The need to call oral evidence arises only where the conflict in the affidavits are significant and material. it is not in all instances where conflict arise in affidavit evidence that a Court is bound to call oral evidence to resolve. In other words, calling for oral evidence to resolve conflict in affidavit evidence is not the first and only option out of the stalemate – Peters v Jackson (2002) FWLR (R. 113) 376 at 392; Bismillahi v. Yagba – East Local Government (2003) FWLR (Pt.141) 1939 at 1964; Eimskip Ltd. v. Exquisite Inds. (Nig.) Ltd (2003) FWLR (Pt.151) 1842 at 1866; Shell Trustees (Nig.) Ltd v. Iman & Sons Ltd (2000) 6 NWLR (Pt.662) 639; S.B.N. v. M.P.I. ENT. LTD (1997) 3 NWLR (Pt.492) 209 at 218.
The need to call oral evidence is obviated where the conflict is narrow in which case the Court is in a position to overlook same – ONWUBUYA & ORS. v. IKEGBUNAM (2019) LPELR-49373(SC).
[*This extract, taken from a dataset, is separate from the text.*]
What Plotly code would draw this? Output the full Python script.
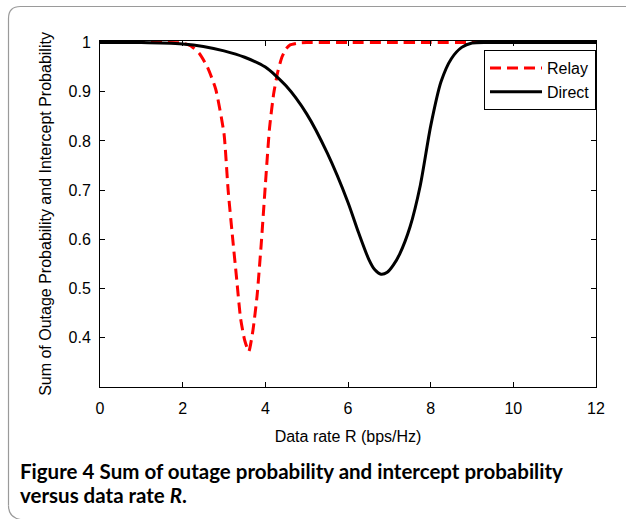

Also the need to call oral evidence is obviated when there is documentary evidence from which the Court can settle conflicts in affidavits – EZECHUKWU & ANOR v. ONWUKA (2016) LPELR-26055(SC), ATUNGWU VS. OCHEKWU (2013) 14 NWLR (PT. 1375) 605 AT 641, PARAGRAPHS B – D. In NAGOGO VS. CONGRESS FOR PROGRESSIVE CHANGE (2013) 2 NWLR (PT. 1339) 448 AT 474, PARAGRAPH A – C.